Researchers at Lockheed Martin’s Grand Prairie facility are tapping into a new energy source that’s half a world away off the coast of Scotland.
They have developed a tidal energy turbine that generates electricity from the rapid flow of water in a narrow channel. It’s basically an underwater wind turbine that moves with the water flow. Potentially, it’s a consistent source of renewable energy that could provide baseload power on a massive scale.
“There’s a lot of energy in the tidal flows around the world,” said Tony Pellegrino, a research engineer and senior manager for Lockheed. “There’s certain areas around the planet that have strong tidal forces. Unlike wind, which can be frequent but still unpredictable, as long as there’s a moon that orbits our planet, we’ll have those same tidal flows.
“There’s a lot of energy in the tidal flows around the world.”
This project is led by Lockheed Martin Energy, a subsidiary of Lockheed that focuses on energy efficiency, energy storage, nuclear systems, tidal energy, and bioenergy.

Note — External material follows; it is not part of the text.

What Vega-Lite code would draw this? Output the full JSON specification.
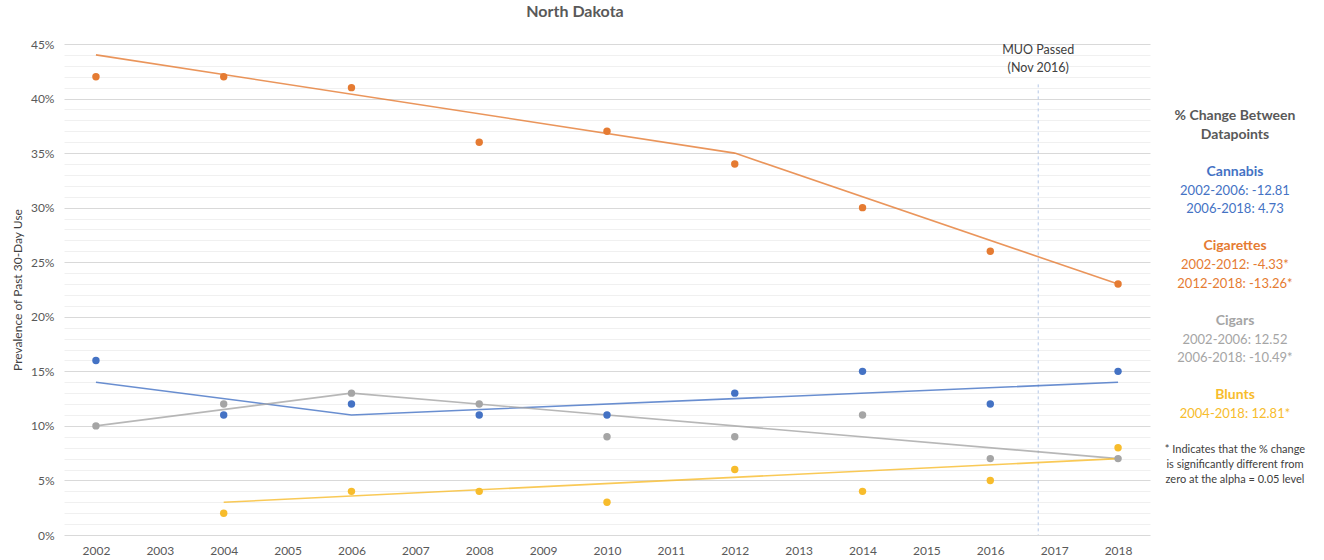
{
  "$schema": "https://vega.github.io/schema/vega-lite/v6.json",
  "autosize": {"type": "none"},
  "width": 1086,
  "height": 491,
  "padding": {"left": 64, "top": 44, "right": 174, "bottom": 25},
  "background": "white",
  "config": {
    "font": "Lato",
    "view": {"stroke": null},
    "title": {"font": "Lato"},
    "axis": {"labelFont": "Lato", "titleFont": "Lato", "labelOverlap": false}
  },
  "title": {
    "text": "North Dakota",
    "fontSize": 16,
    "fontWeight": "bold",
    "color": "#595959",
    "anchor": "middle",
    "frame": "group",
    "dx": -32,
    "dy": 18,
    "baseline": "middle",
    "offset": 28
  },
  "datasets": {
    "obs": [
      {"series": "Cigarettes", "year": 2002, "value": 42},
      {"series": "Cigarettes", "year": 2004, "value": 42},
      {"series": "Cigarettes", "year": 2006, "value": 41},
      {"series": "Cigarettes", "year": 2008, "value": 36},
      {"series": "Cigarettes", "year": 2010, "value": 37},
      {"series": "Cigarettes", "year": 2012, "value": 34},
      {"series": "Cigarettes", "year": 2014, "value": 30},
      {"series": "Cigarettes", "year": 2016, "value": 26},
      {"series": "Cigarettes", "year": 2018, "value": 23},
      {"series": "Cannabis", "year": 2002, "value": 16},
      {"series": "Cannabis", "year": 2004, "value": 11},
      {"series": "Cannabis", "year": 2006, "value": 12},
      {"series": "Cannabis", "year": 2008, "value": 11},
      {"series": "Cannabis", "year": 2010, "value": 11},
      {"series": "Cannabis", "year": 2012, "value": 13},
      {"series": "Cannabis", "year": 2014, "value": 15},
      {"series": "Cannabis", "year": 2016, "value": 12},
      {"series": "Cannabis", "year": 2018, "value": 15},
      {"series": "Cigars", "year": 2002, "value": 10},
      {"series": "Cigars", "year": 2004, "value": 12},
      {"series": "Cigars", "year": 2006, "value": 13},
      {"series": "Cigars", "year": 2008, "value": 12},
      {"series": "Cigars", "year": 2010, "value": 9},
      {"series": "Cigars", "year": 2012, "value": 9},
      {"series": "Cigars", "year": 2014, "value": 11},
      {"series": "Cigars", "year": 2016, "value": 7},
      {"series": "Cigars", "year": 2018, "value": 7},
      {"series": "Blunts", "year": 2004, "value": 2},
      {"series": "Blunts", "year": 2006, "value": 4},
      {"series": "Blunts", "year": 2008, "value": 4},
      {"series": "Blunts", "year": 2010, "value": 3},
      {"series": "Blunts", "year": 2012, "value": 6},
      {"series": "Blunts", "year": 2014, "value": 4},
      {"series": "Blunts", "year": 2016, "value": 5},
      {"series": "Blunts", "year": 2018, "value": 8}
    ],
    "trend": [
      {"series": "Cigarettes", "year": 2002, "value": 44},
      {"series": "Cigarettes", "year": 2012, "value": 35},
      {"series": "Cigarettes", "year": 2018, "value": 23},
      {"series": "Cannabis", "year": 2002, "value": 14},
      {"series": "Cannabis", "year": 2006, "value": 11},
      {"series": "Cannabis", "year": 2018, "value": 14},
      {"series": "Cigars", "year": 2002, "value": 10},
      {"series": "Cigars", "year": 2006, "value": 13},
      {"series": "Cigars", "year": 2018, "value": 7},
      {"series": "Blunts", "year": 2004, "value": 3},
      {"series": "Blunts", "year": 2018, "value": 7}
    ],
    "events": [
      {"event": "MUO Passed\n(Nov 2016)", "year": 2016.75}
    ],
    "panel": [
      {"line": 0, "label": "% Change Between", "group": "Header", "kind": "head"},
      {"line": 1, "label": "Datapoints", "group": "Header", "kind": "head"},
      {"line": 3, "label": "Cannabis", "group": "Cannabis", "kind": "head"},
      {"line": 4, "label": "2002-2006: -12.81", "group": "Cannabis", "kind": "val"},
      {"line": 5, "label": "2006-2018: 4.73", "group": "Cannabis", "kind": "val"},
      {"line": 7, "label": "Cigarettes", "group": "Cigarettes", "kind": "head"},
      {"line": 8, "label": "2002-2012: -4.33*", "group": "Cigarettes", "kind": "val"},
      {"line": 9, "label": "2012-2018: -13.26*", "group": "Cigarettes", "kind": "val"},
      {"line": 11, "label": "Cigars", "group": "Cigars", "kind": "head"},
      {"line": 12, "label": "2002-2006: 12.52", "group": "Cigars", "kind": "val"},
      {"line": 13, "label": "2006-2018: -10.49*", "group": "Cigars", "kind": "val"},
      {"line": 15, "label": "Blunts", "group": "Blunts", "kind": "head"},
      {"line": 16, "label": "2004-2018: 12.81*", "group": "Blunts", "kind": "val"},
      {"line": 18, "label": "* Indicates that the % change\nis significantly different from\nzero at the alpha = 0.05 level", "group": "Note", "kind": "note"}
    ]
  },
  "layer": [
    {
      "layer": [
        {
          "data": {"name": "events"},
          "mark": {"type": "rule", "color": "#B4C7E7", "strokeWidth": 1, "strokeDash": [3, 3]},
          "encoding": {
            "x": {
              "field": "year",
              "type": "quantitative",
              "scale": {"domain": [2001.5, 2018.5], "nice": false, "zero": false},
              "axis": {
                "title": null,
                "values": [2002, 2003, 2004, 2005, 2006, 2007, 2008, 2009, 2010, 2011, 2012, 2013, 2014, 2015, 2016, 2017, 2018],
                "tickCount": 40,
                "format": "d",
                "grid": false,
                "domain": false,
                "ticks": false,
                "labelOverlap": false,
                "labelPadding": 10,
                "labelFontSize": 12,
                "labelColor": "#595959"
              }
            },
            "y": {
              "datum": 41.3,
              "type": "quantitative",
              "scale": {"domain": [0, 45], "nice": false},
              "axis": {
                "title": "Prevalence of Past 30-Day Use",
                "titleFontSize": 12,
                "titleFontWeight": "normal",
                "titleColor": "#404040",
                "titlePadding": 6,
                "values": [0,1,2,3,4,5,6,7,8,9,10,11,12,13,14,15,16,17,18,19,20,21,22,23,24,25,26,27,28,29,30,31,32,33,34,35,36,37,38,39,40,41,42,43,44,45],
                "tickCount": 100,
                "labelExpr": "datum.value % 5 === 0 ? datum.value + '%' : ''",
                "labelOverlap": false,
                "labelFlush": false,
                "grid": true,
                "gridColor": {"condition": {"test": "datum.value % 5 === 0", "value": "#D9D9D9"}, "value": "#F0F0F0"},
                "gridWidth": 1,
                "domain": false,
                "ticks": false,
                "labelPadding": 10,
                "labelFontSize": 12,
                "labelColor": "#595959"
              }
            },
            "y2": {"datum": 0}
          }
        },
        {
          "data": {"name": "events"},
          "mark": {"type": "text", "fontSize": 12.5, "color": "#404040", "lineBreak": "\n", "lineHeight": 18, "baseline": "middle", "align": "center"},
          "encoding": {
            "x": {"field": "year", "type": "quantitative"},
            "y": {"datum": 44.45, "type": "quantitative"},
            "text": {"field": "event"}
          }
        },
        {
          "data": {"name": "trend"},
          "mark": {"type": "line", "strokeWidth": 1.6, "opacity": 0.8},
          "encoding": {
            "x": {"field": "year", "type": "quantitative"},
            "y": {"field": "value", "type": "quantitative"},
            "detail": {"field": "series"},
            "color": {"field": "series", "type": "nominal"}
          }
        },
        {
          "data": {"name": "obs"},
          "mark": {"type": "circle", "size": 55, "opacity": 1},
          "encoding": {
            "x": {"field": "year", "type": "quantitative"},
            "y": {"field": "value", "type": "quantitative"},
            "color": {
              "field": "series",
              "type": "nominal",
              "scale": {
                "domain": ["Cannabis", "Cigarettes", "Cigars", "Blunts", "Header", "Note"],
                "range": ["#4472C4", "#E57B32", "#A5A5A5", "#F7BC2C", "#595959", "#404040"]
              },
              "legend": null
            }
          }
        }
      ]
    },
    {
      "data": {"name": "panel"},
      "layer": [
        {
          "transform": [{"filter": "datum.kind === 'head'"}],
          "mark": {"type": "text", "fontSize": 14, "fontWeight": "bold", "align": "center", "baseline": "middle"},
          "encoding": {
            "x": {"datum": 2019.83, "type": "quantitative"},
            "y": {"field": "line", "type": "quantitative"},
            "text": {"field": "label"},
            "color": {"field": "group", "type": "nominal"}
          }
        },
        {
          "transform": [{"filter": "datum.kind === 'val'"}],
          "mark": {"type": "text", "fontSize": 13, "align": "center", "baseline": "middle"},
          "encoding": {
            "x": {"datum": 2019.83, "type": "quantitative"},
            "y": {"field": "line", "type": "quantitative"},
            "text": {"field": "label"},
            "color": {"field": "group", "type": "nominal"}
          }
        },
        {
          "transform": [{"filter": "datum.kind === 'note'"}],
          "mark": {"type": "text", "fontSize": 11, "align": "center", "baseline": "middle", "lineBreak": "\n", "lineHeight": 15, "dy": -1},
          "encoding": {
            "x": {"datum": 2019.83, "type": "quantitative"},
            "y": {
              "field": "line",
              "type": "quantitative",
              "scale": {"domain": [0, 16], "range": [72, 370], "nice": false, "zero": false},
              "axis": {"orient": "right", "labels": false, "ticks": false, "domain": false, "grid": false, "title": null}
            },
            "text": {"field": "label"},
            "color": {"field": "group", "type": "nominal"}
          }
        }
      ]
    }
  ],
  "resolve": {"scale": {"y": "independent"}}
}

The first AR1500 unit was deployed in February off the coast of John O’Groats at the northern tip of Scotland. Lockheed designed the 1.5 megawatt turbine and developed the yaw drive and variable pitch systems that allow the turbine to rotate and angle up and down so it’s always facing into the tidal flow.
WHAT MAKES IT DIFFERENT?
Other companies are developing similar tidal energy turbines, but Pellegrino said Lockheed Martin took on the engineering challenge of building one that’s more compact and can be lowered into place in less than an hour. The 150 ton turbine has to be lowered into place precisely while fighting a strong current.
The larger design used by a competitor is bulky, takes longer to install, and heightens the risk that it could tip over or fall while being installed, Pellegrino said.
“We feel like ours is a lot more eloquently designed, lighter weight, and has more power than what other turbines are doing.” Pellegrino said.
“We feel like ours is a lot more eloquently designed, lighter weight, and has more power than what other turbines are doing,” Tony Pellegrino
The turbine also has to be leak proof, able to withstand enormous pressure, and be relatively maintenance free so it doesn’t have to be raised to the surface often.
“Tidal turbines must be highly reliable and resilient to withstand and operate within the tough environment of a sea floor,” said Frank Armijo, vice president of Lockheed Martin Energy. “These design requirements are similar to the reliability and durability needs of many of our aerospace programs.”
TIDAL ENERGY ON A MASSIVE SCALE
Lockheed and its partner, Atlantis Resources Limited plan to deploy another 270 turbines, capable of producing up to 400 megawatts of energy.
Their work is part of the larger MeyGen Project, which, according to Lockheed’s website, is the “world’s largest tidal stream project under development.”
Tidal energy has advantages over traditional land-based wind energy in that it’s more consistent and sits on the ocean floor, creating less of an eyesore. Lockheed is not involved in the offshore wind industry, where turbines capture wind on the ocean surface.
With underwater tidal energy, ships can still traverse the water without hitting the turbines. There are fishing lane restrictions so the nets don’t catch on them. If a fishing net does get caught on the turbine, the blades are designed to cut the line.
Lockheed also is exploring tidal energy potential in the Bay of Fundy near the Maine/Canada border. The area records some of the highest tidal flows in the world, Pellegrino said.
Another potential spot could be off the Florida coast where it could tap into the Gulf Stream. This will present more technical challenges for Lockheed because it has to find a sweet spot for the turbines that’s high enough to catch the current but low enough that ships can go over it.
But, that’s nothing new for Lockheed, which Pellegrino said is working on some of the largest and most complex systems on Earth.